The LA Times is reporting a shocking finding: men are doing the grocery shopping! In other news, they also apparently buy clothes, change diapers, and book swimming lessons. Will wonders never cease. The Times tells us that the grocery retailers are finally waking up to this supposed gender revolution:
The nation’s biggest food and personal products manufacturers are taking notice, trying to market products and adjust store layouts to cater to men. It’s a paradigm shift for the $560-billion retail food industry that has patently referred to the primary customer as “she,” focusing marketing and advertising firepower on women, and mothers in particular — sometimes making fun of dads in the process.
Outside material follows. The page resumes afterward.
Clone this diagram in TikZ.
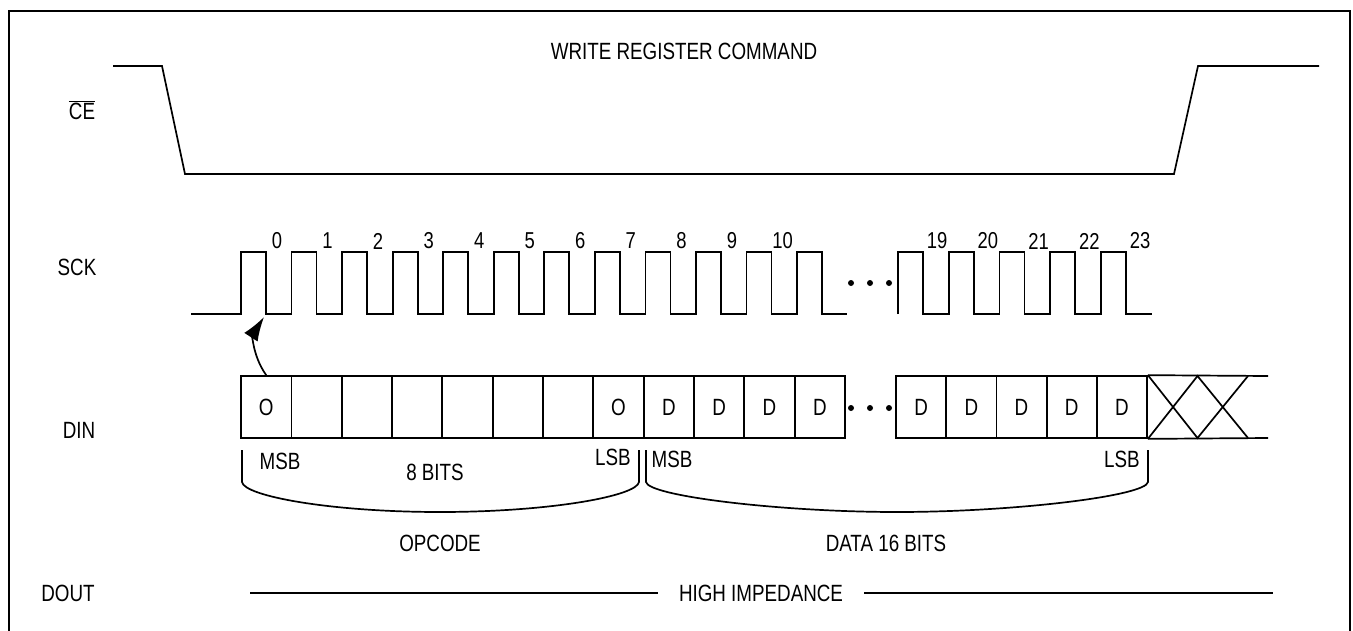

This type of analysis is as superficial as it is insulting. Men eat food. Men love food. Men cook food. Men shop for food. Trying to “adjust store layouts to cater to men” is short-hand for “caving to stereotypes about masculinity.” To really understand men and groceries, you need to spend a lot of time with a lot of men.
An amazing sight: a man shopping for food -- LA Times
In our work, we recently did a study about a food category and men. We showed our client that food has implicit gender “maps” to it. You can pattern food to this gender map, but don’t insult your customers. Don’t cave to the easy stereotype of “meat and potatoes = man.” Men, just like women, are diverse in their understanding of food.
To illustrate, we developed this framework.
Just because “steak” is masculine doesn’t mean most men want steak or identify with that type of masculinity. Remember that masculinity (just like femininity) isn’t a “must have” but a “should do” that we all grapple with, and some of us ultimately reject.
The Times goes on to profile P&G and Kraft’s attempts to understand men and their grocery shopping. We approve of their ethnographic approach in general, though we would want our clients to know that there is not one single category called “men.” You can’t be sure to be successful with “men” if you have a single idea of who a “man” is.
If grocery stores want to “cater to” men, they need to first understand that masculinity is a social construct. From there, they can make their in-store experiences more attuned to implicit gender maps that customers hold in their minds when they walk in.